The word ‘laser’ conjures up very strong emotions in many of my patients: ranging from pure elation to extreme aversion. This comes from a lack of understanding of the very concept of laser, not to mention the fact that many have strong misconceptions about lasers.
Quite a few think they are a cure-all, while others tell stories of someone who was sidelined for weeks to nurse scarring from a laser blast.
What is LASER?
The truth is, Lasers are not at all that magical. They are, simply, machines which emit light.
The difference is that unlike conventional light sources, lasers emit intensely bright light of a fixed wavelength, which is in phase. (Think of a scenario where 3 children are on swings in a playground. If all of them are moving in tandem, they are in phase. If they way they move bears no relation to each other, they are out of phase).
By using different materials, the wavelength of the light emitted can be controlled. You have heard terms like Ruby Laser, Nd:Yag Laser, etc. These refer to the laser medium which is housed in the laser machine. They are the ones which determine the wavelength of the emitted light.
Now why is the wavelength important?
Different lasers target different skin component
Our skin has different components and each of these components absorb light in different ways with different wavelengths. By using different lasers and the appropriate settings, different structures in the skin can be targeted and selectively destroyed. One can target the melanin (pigmented component), the haemoglobin (in blood vessels), the hair follicles, or the water in the skin with different lasers.
With this simple yet important principle, lasers have become an important tool in cosmetic dermatology. Pigment Lasers target pigment in the skin to break down the melanin and lighten pigmentation. Similarly, vein removal lasers target the hemoglobin in the blood, to cause the veins to coagulate and be removed from the skin. Rejuvenation lasers target the water and collagen in the mid layer of the skin – the dermis – to induce new collagen formation.
It is important to remember, however, that lasers are not a cure all. Many a time, alternative treatment methods may actually be superior to lasers. You should consult your doctor for more information.

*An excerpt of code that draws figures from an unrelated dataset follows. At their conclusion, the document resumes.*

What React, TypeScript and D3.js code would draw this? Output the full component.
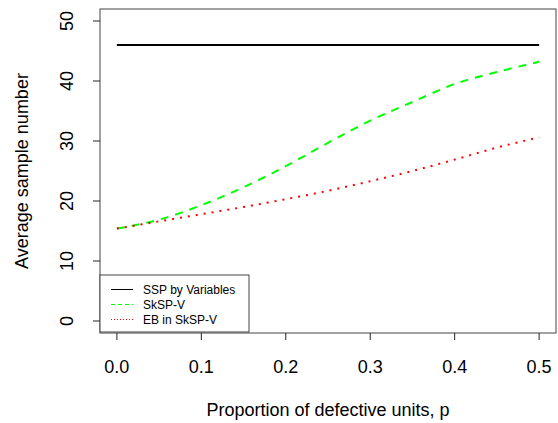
import React from 'react';
import { scaleLinear, line, curveMonotoneX } from 'd3';

// proportion of defective units
const pValues = [0, 0.05, 0.1, 0.15, 0.2, 0.25, 0.3, 0.35, 0.4, 0.45, 0.5];
const sspByVariables = [46, 46, 46, 46, 46, 46, 46, 46, 46, 46, 46];
const skspV = [15.4, 16.9, 19.3, 22.3, 25.8, 29.7, 33.4, 36.5, 39.5, 41.5, 43.2];
const ebInSkspV = [15.4, 16.6, 17.8, 19.0, 20.3, 21.7, 23.3, 25.0, 26.9, 28.9, 30.6];

const xTicks = [0, 0.1, 0.2, 0.3, 0.4, 0.5];
const yTicks = [0, 10, 20, 30, 40, 50];

const legendItems = [
  { label: 'SSP by Variables', color: '#000000', dash: undefined },
  { label: 'SkSP-V', color: '#00ff00', dash: '4,3' },
  { label: 'EB in SkSP-V', color: '#ff0000', dash: '1,2' },
];

const W = 558;
const H = 423;
const left = 100;
const right = 556;
const top = 9;
const bottom = 333;

export default function App() {
  const x = scaleLinear().domain([-0.02, 0.52]).range([left, right]);
  const y = scaleLinear().domain([-2, 52]).range([bottom, top]);

  const makeLine = (vals: number[]) =>
    line<number>()
      .x((d, i) => x(pValues[i]))
      .y((d) => y(d))
      .curve(curveMonotoneX)(vals) || '';

  const font = '"Liberation Sans", Arial, sans-serif';

  return (
    <svg
      width={W}
      height={H}
      style={{ position: 'absolute', left: 0, top: 0, background: '#fff' }}
      fontFamily={font}
    >
      <rect x={0} y={0} width={W} height={H} fill="#fff" />

      {/* series */}
      <path d={makeLine(sspByVariables)} fill="none" stroke="#000" strokeWidth={2} />
      <path d={makeLine(skspV)} fill="none" stroke="#00ff00" strokeWidth={2} strokeDasharray="8,7" />
      <path d={makeLine(ebInSkspV)} fill="none" stroke="#ff0000" strokeWidth={2} strokeDasharray="2,6" />

      {/* box */}
      <rect x={left} y={top} width={right - left} height={bottom - top} fill="none" stroke="#444" strokeWidth={1} />

      {/* x axis */}
      {xTicks.map((t) => (
        <g key={'x' + t}>
          <line x1={x(t)} x2={x(t)} y1={bottom} y2={bottom + 7} stroke="#222" />
          <text x={x(t)} y={373} textAnchor="middle" fontSize={18} fill="#000">
            {t.toFixed(1)}
          </text>
        </g>
      ))}
      <text x={(left + right) / 2} y={416} textAnchor="middle" fontSize={18} fill="#000">
        Proportion of defective units, p
      </text>

      {/* y axis */}
      {yTicks.map((t) => (
        <g key={'y' + t}>
          <line x1={left - 7} x2={left} y1={y(t)} y2={y(t)} stroke="#222" />
          <text
            transform={`translate(73,${y(t)}) rotate(-90)`}
            textAnchor="middle"
            fontSize={18}
            fill="#000"
          >
            {t}
          </text>
        </g>
      ))}
      <text
        transform={`translate(28,${(top + bottom) / 2}) rotate(-90)`}
        textAnchor="middle"
        fontSize={18}
        fill="#000"
      >
        Average sample number
      </text>

      {/* legend */}
      <rect x={100} y={275} width={149} height={57} fill="#fff" stroke="#444" strokeWidth={1} />
      {legendItems.map((item, i) => {
        const ly = 289.5 + i * 15;
        return (
          <g key={item.label}>
            <line
              x1={111}
              x2={133}
              y1={ly}
              y2={ly}
              stroke={item.color}
              strokeWidth={1}
              strokeDasharray={item.dash}
            />
            <text x={143} y={ly} dominantBaseline="central" fontSize={12} fill="#000">
              {item.label}
            </text>
          </g>
        );
      })}
    </svg>
  );
}
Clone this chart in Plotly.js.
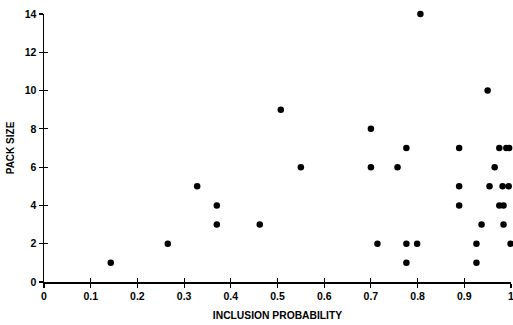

Common cosmetic uses for lasers today include:
Treatment of small blood vessels on the surface, such as spider veins
Treatment of birthmarks associated with abnormal blood vessel formation (e.g. port wine stains)
Treatment of pigmentation
Treatment of acne
Removal of tattoos
Skin resurfacing for wrinkles, scars, and rejuvenation
Post treatment downtime
The downtime associated with each laser is also different. This can range from none (just mild redness of skin) with non-ablative lasers, to 4 weeks with ablative laser resurfacing. Scabbing and pinpoint bleeding of the skin sometimes occur with some laser treatments, and these usually resolve very soon after (less than a week). Newer fractional lasers, commonly used for treating acne scars, are in between – the downtime usually ranges from 1 to 2 weeks.